> Goal
Look over the lines below. Report each one that includes the string "this".

> Dataset section

===============

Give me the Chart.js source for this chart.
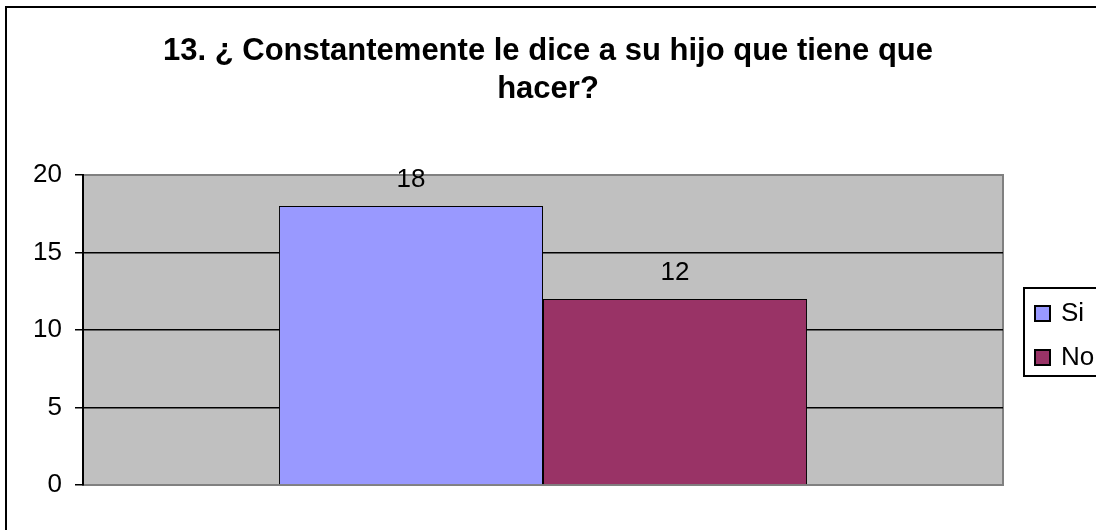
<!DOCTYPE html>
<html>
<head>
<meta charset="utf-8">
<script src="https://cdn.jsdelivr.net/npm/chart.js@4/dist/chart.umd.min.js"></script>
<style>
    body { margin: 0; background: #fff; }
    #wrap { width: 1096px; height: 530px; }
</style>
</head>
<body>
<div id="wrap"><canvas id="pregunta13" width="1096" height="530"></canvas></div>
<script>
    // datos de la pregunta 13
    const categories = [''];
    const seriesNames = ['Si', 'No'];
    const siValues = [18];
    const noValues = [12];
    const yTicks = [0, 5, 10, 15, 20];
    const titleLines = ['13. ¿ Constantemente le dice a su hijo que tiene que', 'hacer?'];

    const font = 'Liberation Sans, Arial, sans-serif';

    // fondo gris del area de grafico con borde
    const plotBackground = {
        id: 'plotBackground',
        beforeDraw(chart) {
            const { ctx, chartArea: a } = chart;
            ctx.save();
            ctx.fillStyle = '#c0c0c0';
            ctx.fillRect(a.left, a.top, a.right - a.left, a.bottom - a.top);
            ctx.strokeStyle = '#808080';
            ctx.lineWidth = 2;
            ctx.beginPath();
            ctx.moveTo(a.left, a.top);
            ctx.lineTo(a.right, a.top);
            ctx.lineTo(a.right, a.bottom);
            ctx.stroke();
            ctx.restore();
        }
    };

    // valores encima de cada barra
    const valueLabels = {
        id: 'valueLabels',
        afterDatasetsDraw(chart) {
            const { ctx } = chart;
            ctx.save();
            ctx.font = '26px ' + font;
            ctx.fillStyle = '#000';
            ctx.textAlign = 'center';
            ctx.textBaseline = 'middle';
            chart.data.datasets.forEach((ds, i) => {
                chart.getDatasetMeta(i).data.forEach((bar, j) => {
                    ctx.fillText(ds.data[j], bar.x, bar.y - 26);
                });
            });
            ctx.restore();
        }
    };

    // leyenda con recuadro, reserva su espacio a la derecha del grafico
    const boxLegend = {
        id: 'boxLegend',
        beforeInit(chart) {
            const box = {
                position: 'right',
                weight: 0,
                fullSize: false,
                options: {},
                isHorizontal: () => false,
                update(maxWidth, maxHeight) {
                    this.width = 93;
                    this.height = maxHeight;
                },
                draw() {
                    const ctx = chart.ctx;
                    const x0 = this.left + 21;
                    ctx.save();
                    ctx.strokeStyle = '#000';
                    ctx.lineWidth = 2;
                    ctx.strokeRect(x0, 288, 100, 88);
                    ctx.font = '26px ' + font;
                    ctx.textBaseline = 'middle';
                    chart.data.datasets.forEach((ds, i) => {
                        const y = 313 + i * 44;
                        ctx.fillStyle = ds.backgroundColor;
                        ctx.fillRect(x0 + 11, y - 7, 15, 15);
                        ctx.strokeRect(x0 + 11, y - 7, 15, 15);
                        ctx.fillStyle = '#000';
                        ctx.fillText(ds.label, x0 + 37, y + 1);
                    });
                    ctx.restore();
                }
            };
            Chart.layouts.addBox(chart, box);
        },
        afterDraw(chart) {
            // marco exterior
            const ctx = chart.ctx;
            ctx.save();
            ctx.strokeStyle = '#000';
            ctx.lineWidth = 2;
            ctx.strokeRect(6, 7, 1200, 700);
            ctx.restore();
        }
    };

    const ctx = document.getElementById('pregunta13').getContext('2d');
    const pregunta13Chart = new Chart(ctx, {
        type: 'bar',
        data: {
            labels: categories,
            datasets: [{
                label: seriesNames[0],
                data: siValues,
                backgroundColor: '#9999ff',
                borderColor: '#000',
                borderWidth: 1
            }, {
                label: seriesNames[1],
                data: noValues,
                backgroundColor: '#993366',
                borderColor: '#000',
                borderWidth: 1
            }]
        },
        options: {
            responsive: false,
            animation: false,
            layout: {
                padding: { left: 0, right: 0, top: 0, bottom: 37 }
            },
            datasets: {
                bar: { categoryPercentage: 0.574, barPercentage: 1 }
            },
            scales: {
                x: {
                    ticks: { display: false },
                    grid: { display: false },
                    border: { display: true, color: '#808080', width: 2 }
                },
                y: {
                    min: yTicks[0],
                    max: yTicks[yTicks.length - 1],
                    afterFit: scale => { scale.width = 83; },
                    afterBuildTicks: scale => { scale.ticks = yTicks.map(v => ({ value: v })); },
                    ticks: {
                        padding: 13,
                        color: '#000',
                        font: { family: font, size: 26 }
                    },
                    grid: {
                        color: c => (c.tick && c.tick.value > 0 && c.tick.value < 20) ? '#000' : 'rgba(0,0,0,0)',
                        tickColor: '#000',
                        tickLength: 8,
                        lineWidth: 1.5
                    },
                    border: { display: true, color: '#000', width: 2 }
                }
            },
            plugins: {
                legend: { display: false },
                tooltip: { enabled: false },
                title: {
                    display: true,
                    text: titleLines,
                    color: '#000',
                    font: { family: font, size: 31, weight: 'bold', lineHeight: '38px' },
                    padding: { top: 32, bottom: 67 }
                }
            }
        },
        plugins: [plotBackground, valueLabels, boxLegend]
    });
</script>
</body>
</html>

===============

> Response to the exercise
Give me the Chart.js source for this chart.
                    this.width = 93;
                    this.height = maxHeight;
                    const x0 = this.left + 21;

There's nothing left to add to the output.